Democratic presidential contender Sen. Barack Obama said it is critical for Pakistan to be a constructive ally in fighting al-Qaida, a week after threatening military action if President Musharraf did not act.
Obama and his spokesman offered measured criticism of the Bush administration's actions and policies on Pakistan. The candidate twice declined an opportunity to explain the difference between his proposals and the White House's, but expressed sympathy for Musharraf, who faces a growing militant backlash in his Muslim nation.
''President Musharraf has a very difficult job, and it is important that we are a constructive ally with them in dealing with al-Qaida,'' Obama said Wednesday.
Obama did not repeat the most incendiary line from his foreign policy speech last Wednesday, when he promised: ''If we have actionable intelligence about high-value terrorist targets and President Musharraf won't act, we will.''
That pledge set off ripples of resentment in the relationship between Washington and Islamabad, prompting Pakistani officials to warn against U.S. incursions into their country.
Tariq Azim, Pakistan's minister of state for information, said talk from the United States about the possibility of U.S. military action against al-Qaida in Pakistan ''has set alarm bells ringing and has upset the Pakistani public.''
Azim cited Obama as an example of someone who had made such comments and said Obama's recent remarks were one reason the government was debating whether to declare a state of emergency.
A call to Obama spokesman Robert Gibbs for comment was not immediately returned Wednesday night.
President Bush was vague on Monday when asked whether he would consult with Pakistan before chasing al-Qaida leaders into Pakistan. Last year, he offered a clearer answer, saying he could not send thousands of troops into Pakistan to search for Osama bin Laden without an invitation from the government. ''Pakistan's a sovereign nation,'' Bush said then.
Asked Wednesday whether there was any difference now between his position and the Bush administration, Obama twice sidestepped the question, once saying he did not know Bush's stance and then saying he did not speak for the White House.
Obama repeated his insistence that, ''We can't send millions and millions of dollars to Pakistan for military aid, and be a constant ally to them, and yet not see more aggressive action in dealing with al-Qaida.''
Bush recently tried to ensure just that, signing into law a measure that ties U.S. aid to Pakistan to progress in combating militants. Obama spokesman Robert Gibbs said the senator's broader criticism is that Bush ''has not asked more of the Pakistanis.''
The closest Obama came to directly criticizing the Bush administration on the matter was to cite a report in The New York Times that said then-Defense Secretary Donald H. Rumsfeld had called off a raid against al-Qaida leaders in Pakistan in 2005, despite having actionable intelligence.
Gibbs went a step further than the candidate in a subsequent telephone interview, saying that the aborted raid showed ''the White House actually doesn't have a policy'' on Pakistan.

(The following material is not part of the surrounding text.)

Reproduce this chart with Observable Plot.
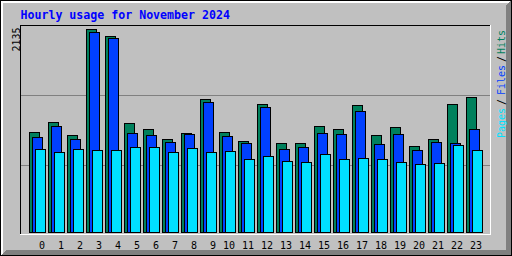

''The American public needs to understand these issues because part of what's at stake in this next, upcoming foreign policy debate is the need to shift resources out of Iraq, in part to attend to these problems,'' Obama said.
''If the American people don't understand that this is where the real threat is, that we're on the wrong battlefield right now, then we may get confused and elect a president who continues down the wrong road instead of the one that's really going to make a difference in terms of our security.''
In Islamabad, Azim said Musharraf's government is not ruling out imposing emergency because of ''external and internal threats'' to Pakistan and deteriorating law and order in the volatile northwest near the Afghan border. He referred to recent military action against militants in northwestern border areas that he said had resulted in the deaths of many soldiers.